The house has been altered since it was first built, with the addition of the canted bay and bow windows to the south elevation in the later C19. In the early C20 the former kitchen was extended from the north-west corner of the house up to Rose Hill Street to provide a consulting room for Dr Potter; and at the same time a new kitchen was added to the east side.
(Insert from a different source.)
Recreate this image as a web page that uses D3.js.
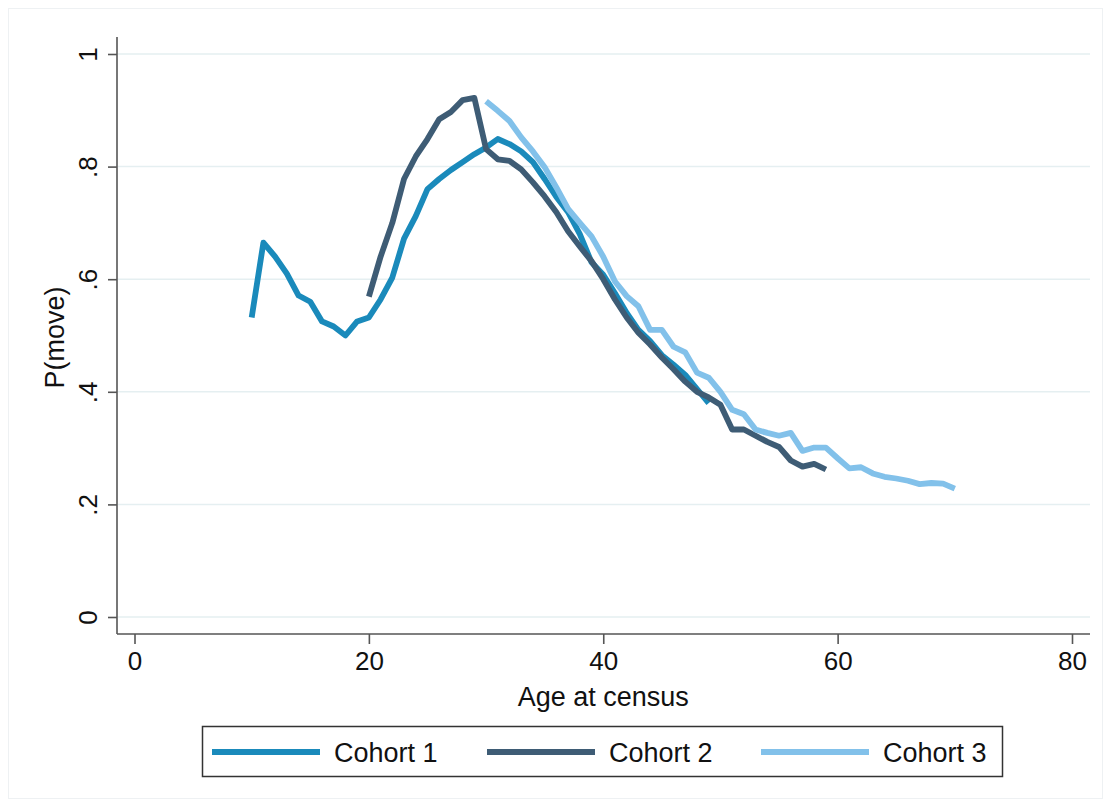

The C19 conservatory, located in the south-east corner, has recently been removed.

SOURCES
Kelly's Directory of Derbyshire (1899 and 1912)
Maxwell Craven, Derby History and Guide (1994)
Maxwell Craven, An Illustrated History of Derby (2007)
Maxwell Craven, Derby Street by Street (2005)
Maxwell Craven, 'Rose Hill House', Derby Civic Society Newsletter, no. 83 (Winter 2005/2006), 43-44
Oxford Dictionary of National Biography http://www.oxforddnb.com/ accessed 19 May 2008


Reasons for Listing


Rosehill House, possibly designed by E. B. Lamb around the 1840s, is designated at Grade II for the following principal reasons:
* Architectural interest: for the high quality of its imaginative Tudor/ Jacobean style design and the very possibly designed by the nationally important architect, Edward Buckton Lamb.
* Materials: the materials used are of the highest quality available on a large scale in the 1840s, such as the Staffordshire brick and slates.
* Survival: the plan has remained virtually unaltered and many of its original fittings survive, giving a good impression of the appointments expected of an early Victorian industrialist.
* Group value: it is one of the first buildings associated with the Grade II* Registered Derby Arboretum, designed by J. C. Loudon 1839-40, with entrance lodges and shelters by E. B. Lamb.